🤖 AI Summary
This study addresses the limited accuracy of the conventional Charlson Comorbidity Index (CCI) in predicting 10-year non-cancer mortality risk following radical prostatectomy among contemporary prostate cancer patients, which compromises clinical decision-making. Leveraging a single-center retrospective cohort, the authors propose a novel, interpretable, and parsimonious prostate cancer–specific comorbidity index developed through a data-driven approach that integrates symbolic regression with swarm intelligence optimization techniques—including genetic algorithms, FST-PSO, SLIM, and genetic programming. By incorporating prostate cancer–relevant variables, the new index achieves a concordance index (C-index) up to 0.1 higher than both the original CCI and the Prostate Cancer–specific Charlson Index (PCCI), substantially enhancing long-term survival prediction accuracy and patient selection efficacy.
📝 Abstract
The Charlson Comorbidities Index (CCI) is a weighted additive index widely used to estimate ten-year mortality risk, but its original weights may not reflect contemporary prognoses. This limitation is critical in Prostate Cancer (PCa), where radical treatment is recommended only for patients with a life expectancy of at least ten years.

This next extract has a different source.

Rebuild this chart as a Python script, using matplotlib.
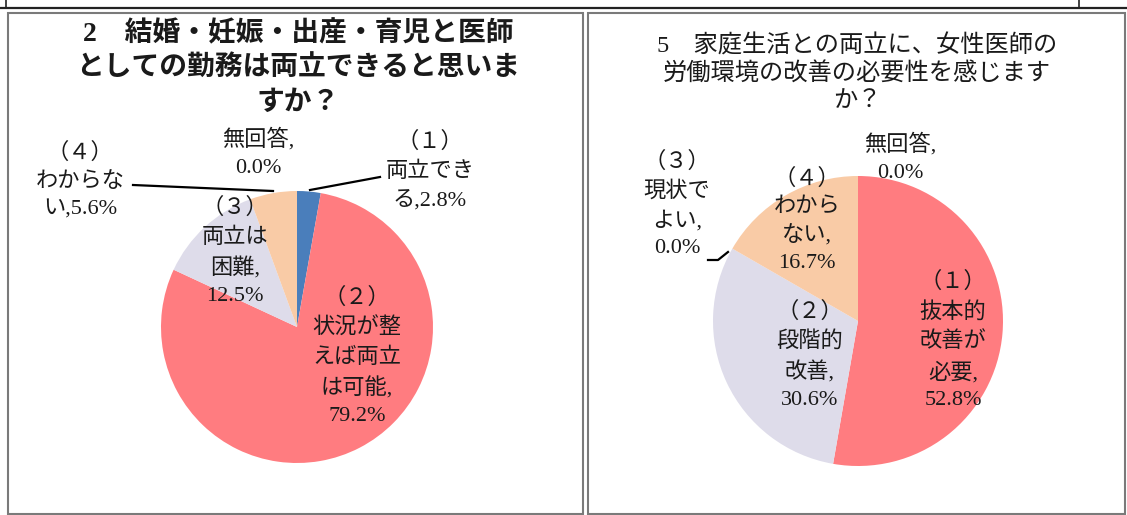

For candidates eligible for Radical Prostatectomy (RP), accurate estimation of ten-year other-cause mortality is essential to balance oncological benefit against competing risks and avoid overtreatment. We propose a data-driven framework to derive a comorbidity index tailored to PCa patients considered for RP. Using a retrospective single-institution cohort, we apply Population-Based Bio-Inspired Algorithms (PBBIAs) to recalibrate comorbidity weights and evolve alternative symbolic formulations optimized for ten-year survival discrimination. We compared six optimization strategies, including symbolic regression approaches based on Genetic Programming (GP), population-based metaheuristics, clinically validated baselines, and survival prediction models. Results show that GA, FST-PSO, and SLIM outperform both the original CCI and the PCCI, particularly when PCa-specific variables are included, improving the Concordance Index by up to 0.1. GPLearn yields compact and interpretable models with competitive performance. Overall, the proposed approach provides an updated and interpretable tool to improve patient selection for RP.